A stoned P-plater was caught in dash-cam footage driving at 200km/h moments before he ploughed into another car and left an innocent woman to die.
Kayden James Lawson, 22, drove along a motorway on the NSW Central Coast so fast a truck he sped past shook, according to the truck driver.
"F**k me, he made the truck rock when he went past," the truck driver can be heard saying in dash-cam footage tendered at the Gosford District Court.
The footage then shows the green Holden Commodore Lawson was driving speed along the breakdown lane. Lawson then crashed into another vehicle and sent the innocent woman's car over a guardrail and 10 metres down an embankment.

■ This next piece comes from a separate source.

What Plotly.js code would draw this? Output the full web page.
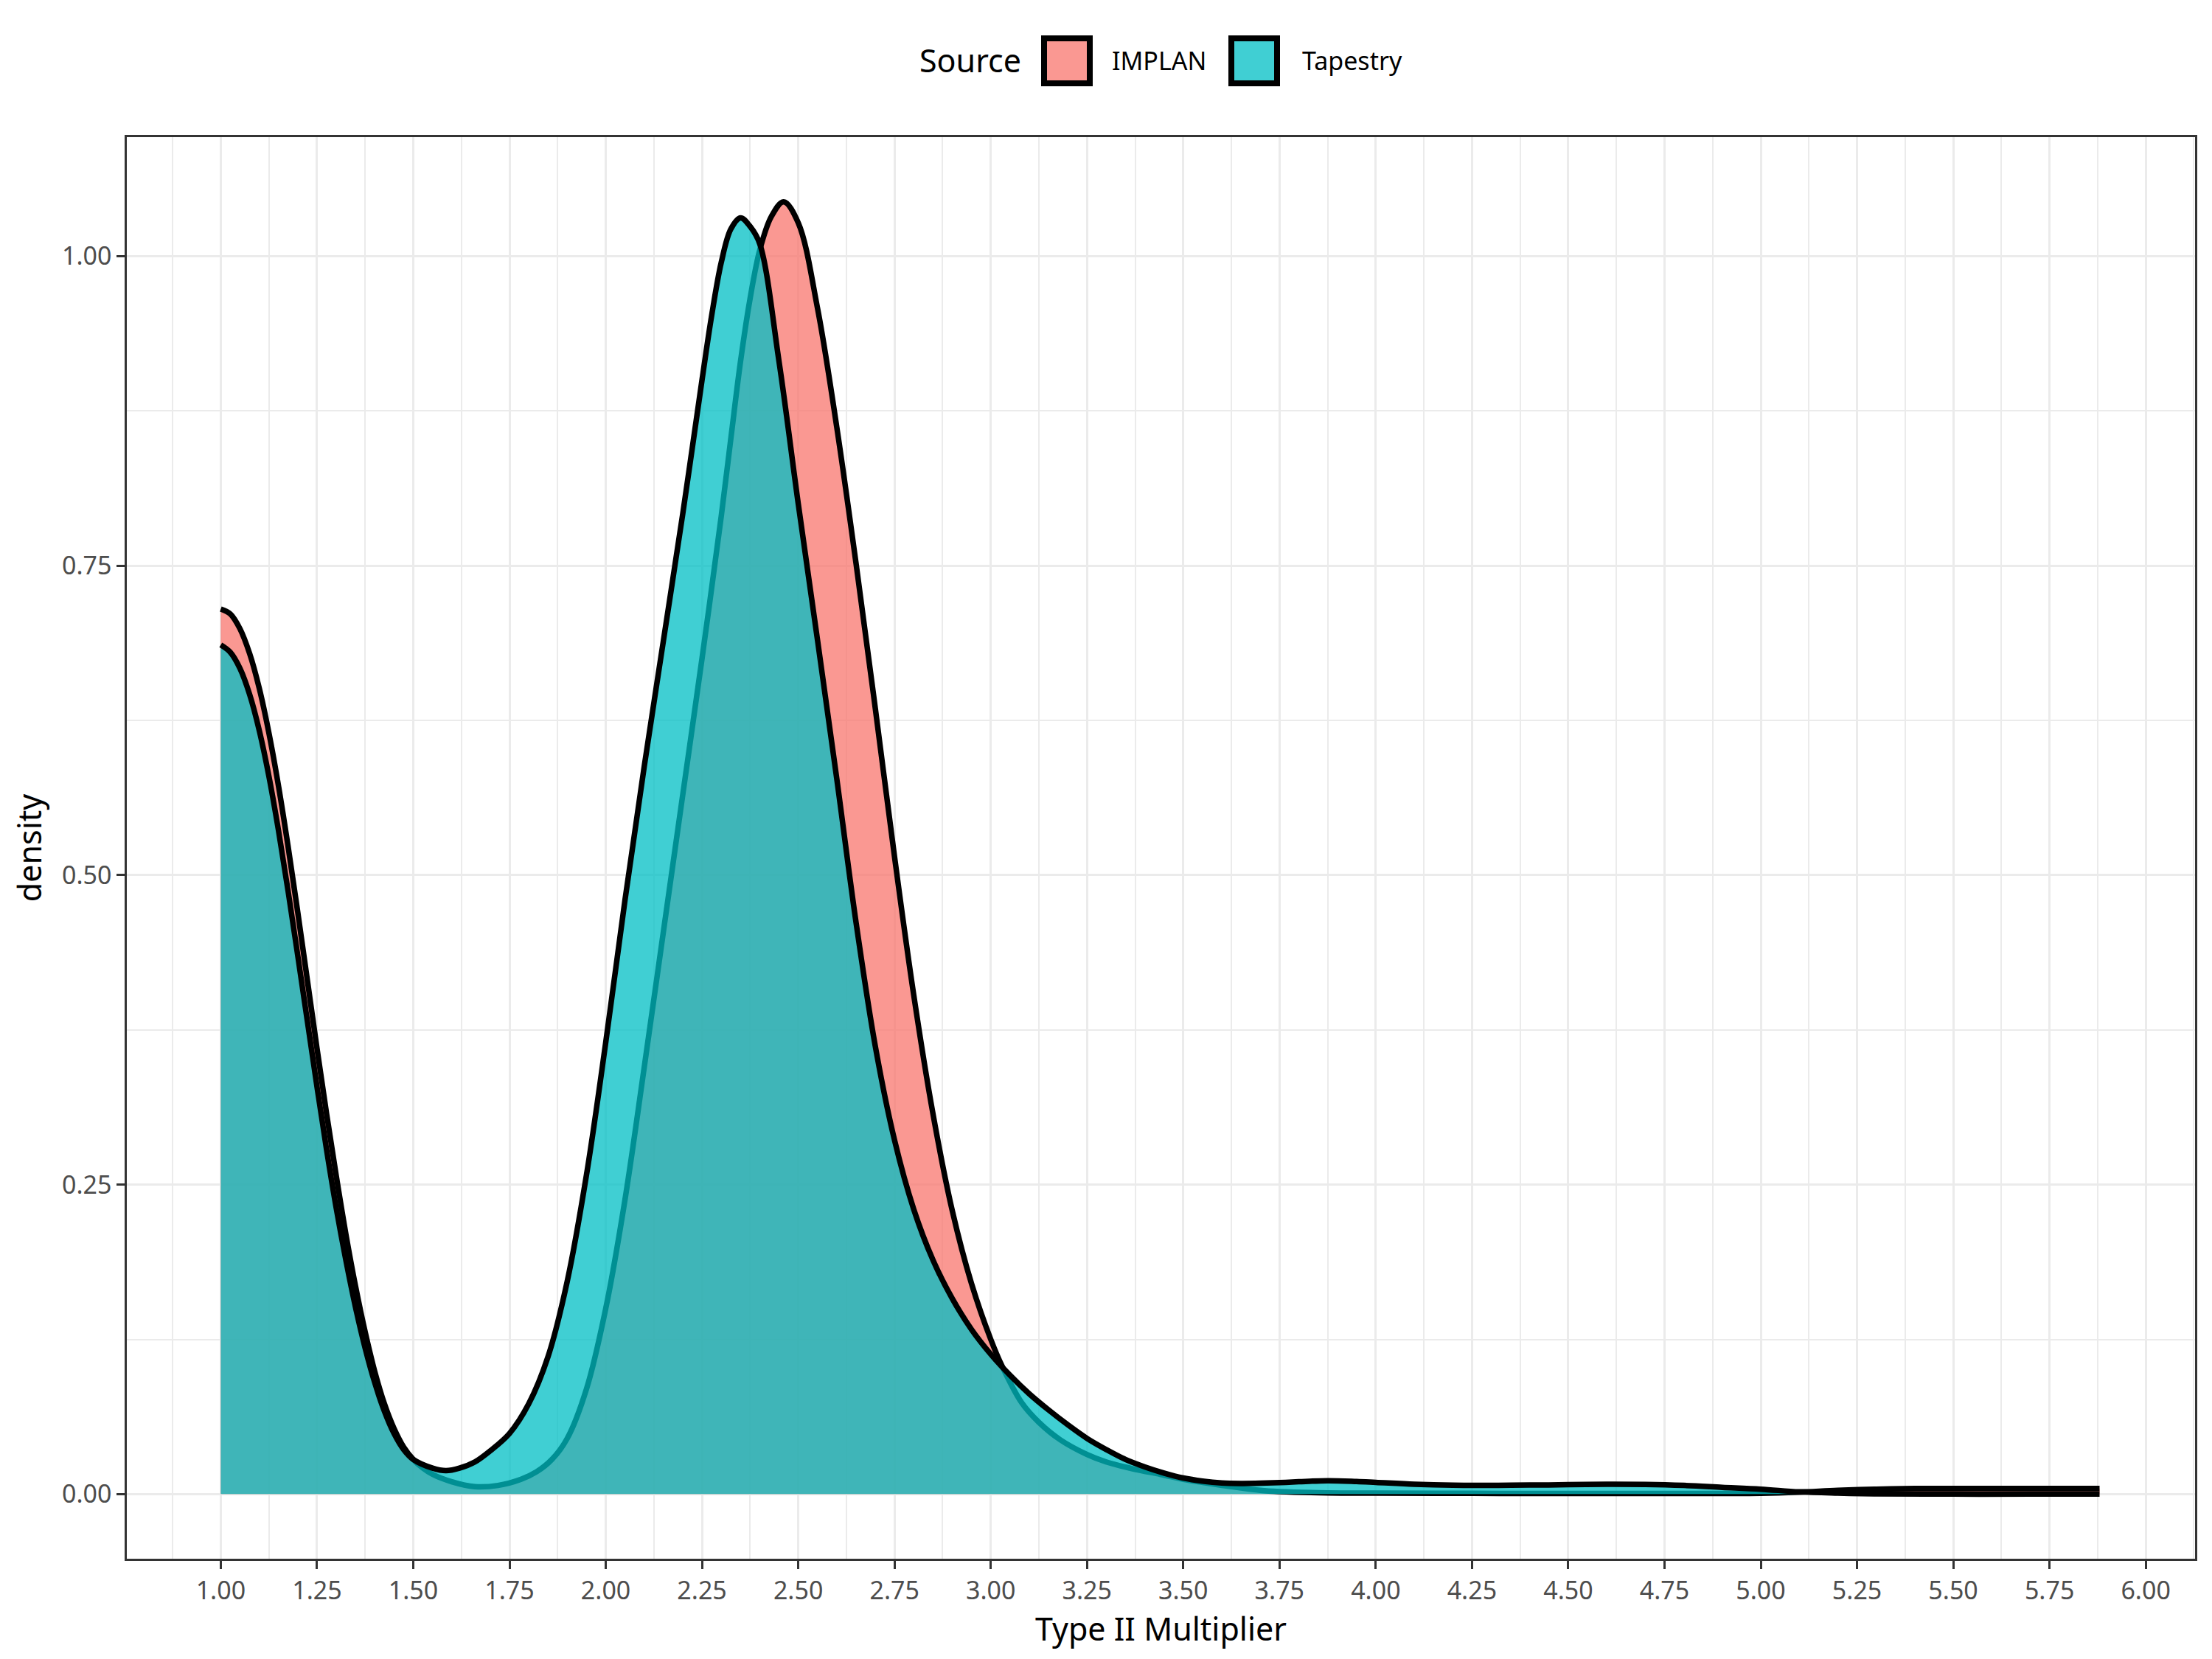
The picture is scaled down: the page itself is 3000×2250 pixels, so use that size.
<!DOCTYPE html>
<html>
<head>
<meta charset="utf-8">
<script src="https://cdn.plot.ly/plotly-3.0.1.min.js"></script>
<style>
  html, body { margin: 0; padding: 0; background: #ffffff; }
  #chart { width: 3000px; height: 2250px; }
</style>
</head>
<body>
<div id="chart"></div>
<script>
// density curves
const sources = ['IMPLAN', 'Tapestry'];
const fillColors = ['rgba(248,118,109,0.75)', 'rgba(0,191,196,0.75)'];

const implanX = [1.00, 1.025, 1.05, 1.075, 1.10, 1.125, 1.15, 1.175, 1.20, 1.225, 1.25, 1.275, 1.30, 1.325, 1.35, 1.375, 1.40, 1.425, 1.45, 1.475, 1.50,
    1.525, 1.55, 1.60, 1.66, 1.72, 1.78, 1.82, 1.86, 1.90, 1.95,
    2.00, 2.05, 2.10, 2.15, 2.20, 2.25, 2.30,
    2.325, 2.35, 2.375, 2.40, 2.43, 2.462,
    2.50, 2.55, 2.60, 2.65, 2.70, 2.75, 2.80, 2.85, 2.90, 2.95, 3.00,
    3.03, 3.08, 3.125, 3.18, 3.25, 3.30, 3.375, 3.44, 3.50, 3.56, 3.625, 3.70, 3.75, 3.875,
    4.00, 4.25, 4.50, 4.75, 5.00, 5.10, 5.20, 5.30, 5.40, 5.50, 5.75, 5.88];
const implanY = [0.715, 0.711, 0.699, 0.679, 0.651, 0.615, 0.572, 0.523, 0.470, 0.415, 0.360, 0.307, 0.257, 0.210, 0.168, 0.131, 0.099, 0.073, 0.053, 0.038, 0.028,
    0.021, 0.016, 0.010, 0.006, 0.007, 0.012, 0.018, 0.028, 0.045, 0.085,
    0.150, 0.238, 0.345, 0.455, 0.565, 0.675, 0.790,
    0.853, 0.915, 0.966, 1.005, 1.032, 1.044,
    1.027, 0.958, 0.862, 0.752, 0.635, 0.515, 0.403, 0.307, 0.229, 0.170, 0.125,
    0.103, 0.074, 0.058, 0.044, 0.032, 0.026, 0.020, 0.016, 0.012, 0.009, 0.006, 0.003, 0.002, 0.001,
    0.0008, 0.0006, 0.0005, 0.0005, 0.0006, 0.0015, 0.003, 0.004, 0.0045, 0.0045, 0.0045, 0.0045];

const tapestryX = [1.00, 1.025, 1.05, 1.075, 1.10, 1.125, 1.15, 1.175, 1.20, 1.225, 1.25, 1.275, 1.30, 1.325, 1.35, 1.375, 1.40, 1.425, 1.45, 1.475, 1.50,
    1.55, 1.585, 1.62, 1.66, 1.70, 1.75, 1.80, 1.85, 1.90, 1.95,
    2.00, 2.05, 2.10, 2.15, 2.20, 2.25, 2.275, 2.30,
    2.325, 2.35, 2.375, 2.40,
    2.45, 2.50, 2.55, 2.60, 2.65, 2.70, 2.75, 2.80, 2.85, 2.90, 2.95, 3.00, 3.05, 3.10,
    3.15, 3.20, 3.25, 3.30, 3.35, 3.40, 3.45, 3.50, 3.55, 3.60, 3.65, 3.70, 3.75, 3.80,
    3.875, 3.95, 4.00,
    4.10, 4.20, 4.30, 4.40, 4.50, 4.60, 4.70, 4.80, 4.90, 5.00, 5.10, 5.20, 5.30,
    5.50, 5.70, 5.88];
const tapestryY = [0.686, 0.680, 0.667, 0.646, 0.617, 0.580, 0.536, 0.487, 0.435, 0.382, 0.329, 0.278, 0.231, 0.189, 0.151, 0.118, 0.090, 0.067, 0.049, 0.036, 0.028,
    0.021, 0.019, 0.021, 0.026, 0.035, 0.049, 0.073, 0.111, 0.172, 0.258,
    0.365, 0.480, 0.588, 0.690, 0.792, 0.900, 0.952, 0.995,
    1.022, 1.031, 1.024, 1.010,
    0.915, 0.800, 0.690, 0.578, 0.462, 0.362, 0.286, 0.230, 0.189, 0.158, 0.133, 0.113, 0.096, 0.081,
    0.068, 0.056, 0.045, 0.036, 0.028, 0.022, 0.017, 0.013, 0.0105, 0.009, 0.0086, 0.0088, 0.0093, 0.010,
    0.0108, 0.0102, 0.0095,
    0.008, 0.0072, 0.0071, 0.0073, 0.0076, 0.008, 0.0078, 0.007, 0.0055, 0.004, 0.0018, 0.0008, 0.0002,
    0.0, 0.0, 0.0];

const W = 3000, H = 2250;
const margin = {l: 172, r: 23, t: 186, b: 136};
const plotW = W - margin.l - margin.r;
const plotH = H - margin.t - margin.b;

// pixel position on the page -> paper coordinates
function px(x) { return (x - margin.l) / plotW; }
function py(y) { return (H - margin.b - y) / plotH; }

const gridColor = '#EBEBEB';
const darkLine = '#333333';
const font = 'Noto Sans, Open Sans, DejaVu Sans, sans-serif';

function densityTrace(x, y, i) {
    return {
        x: x,
        y: y,
        name: sources[i],
        type: 'scatter',
        mode: 'lines',
        fill: 'tozeroy',
        fillcolor: fillColors[i],
        line: {color: '#000000', width: 7.5, shape: 'spline', smoothing: 1},
        hoverinfo: 'skip',
        showlegend: false
    };
}

const traces = [
    densityTrace(implanX, implanY, 0),
    densityTrace(tapestryX, tapestryY, 1)
];

// ggplot-style legend on top: boxed keys drawn as shapes
const keyBoxes = [[1416, 1478], [1670, 1732]];
const labelLeft = [1506, 1764];
const shapes = [];
const annotations = [{
    text: 'Source', xref: 'paper', yref: 'paper',
    x: px(1387), y: py(82), xanchor: 'right', yanchor: 'middle',
    showarrow: false, font: {family: font, size: 43, color: '#000000'}
}];
sources.forEach((s, i) => {
    shapes.push({
        type: 'rect', xref: 'paper', yref: 'paper',
        x0: px(keyBoxes[i][0]), x1: px(keyBoxes[i][1]),
        y0: py(113), y1: py(52),
        fillcolor: fillColors[i],
        line: {color: '#000000', width: 8}
    });
    annotations.push({
        text: s, xref: 'paper', yref: 'paper',
        x: px(labelLeft[i]), y: py(82), xanchor: 'left', yanchor: 'middle',
        showarrow: false, font: {family: font, size: 34, color: '#000000'}
    });
});

const layout = {
    width: W,
    height: H,
    margin: margin,
    paper_bgcolor: '#ffffff',
    plot_bgcolor: '#ffffff',
    font: {family: font, color: '#4D4D4D', size: 34},
    showlegend: false,
    xaxis: {
        range: [0.756, 6.128],
        tick0: 1, dtick: 0.25, tickformat: '.2f',
        ticks: 'outside', ticklen: 11, tickwidth: 2.5, tickcolor: darkLine,
        tickfont: {family: font, size: 34, color: '#4D4D4D'},
        showgrid: true, gridcolor: gridColor, gridwidth: 3,
        minor: {dtick: 0.125, tick0: 1, showgrid: true, gridcolor: gridColor, gridwidth: 1.6},
        zeroline: false,
        showline: true, mirror: true, linecolor: darkLine, linewidth: 2.5,
        automargin: false,
        title: {text: 'Type II Multiplier', standoff: 12,
            font: {family: font, size: 43, color: '#000000'}}
    },
    yaxis: {
        range: [-0.0522, 1.0962],
        tick0: 0, dtick: 0.25, tickformat: '.2f',
        ticks: 'outside', ticklen: 11, tickwidth: 2.5, tickcolor: darkLine,
        tickfont: {family: font, size: 34, color: '#4D4D4D'},
        showgrid: true, gridcolor: gridColor, gridwidth: 3,
        minor: {dtick: 0.125, tick0: 0, showgrid: true, gridcolor: gridColor, gridwidth: 1.6},
        zeroline: false,
        showline: true, mirror: true, linecolor: darkLine, linewidth: 2.5,
        automargin: false,
        title: {text: 'density', standoff: 14,
            font: {family: font, size: 43, color: '#000000'}}
    },
    shapes: shapes,
    annotations: annotations
};

Plotly.newPlot('chart', traces, layout, {displayModeBar: false, responsive: false});
</script>
</body>
</html>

The woman, Kristyn Rourke, suffered a permanent brain injury and a fractured neck. Her face was de-gloved, she lost her right ear, and she had a near "complete traumatic amputation" of her left arm, Daily Telegraph reported."He just killed someone I think," the truck driver could be heard saying to another truck driver further up the M1 on two-way radio.
Rourke, then a 38-year-old senior property manager, was trapped in the wreckage of her Toyota Hilux for an hour in the November 2014 smash. She spent six months in hospital.
Lawson had tried to flee the scene on a skateboard, and stood about a kilometre up the road with his finger out to hitchhike.
Another motorist chased him, picked him up and did a U-turn to the crash site where others stood around the car to keep him from escaping.
The dash cam footage shows motorists leave their cars to assist and call emergency services.
Judge Mark Buscombe said Lawson 'giggled' when police spoke to him after the crash.
He told them, "It worked, it got rid of the car."
Lawson was taken to hospital suffering 'psychosis', the court heard on Friday.
He spent seven months as an involuntary mental health patient following the smash.
Judge Buscombe said Lawson had paranoid delusions.
Medical assessments found he had undiagnosed schizophrenia and was smoking three 'cones', also known as 'bongs', every day in the 12-months leading up to the crash.
Lawson was sentenced to four years in prison on Monday, with a non-parole period of two-and-a-half-years.
He had pleaded guilty to charges including dangerous driving occasioning grievous bodily harm with illicit drugs present in his system, and failing to stop to render assistance.
He will be eligible for parole in August 2019.
He was also disqualified from driving for five years.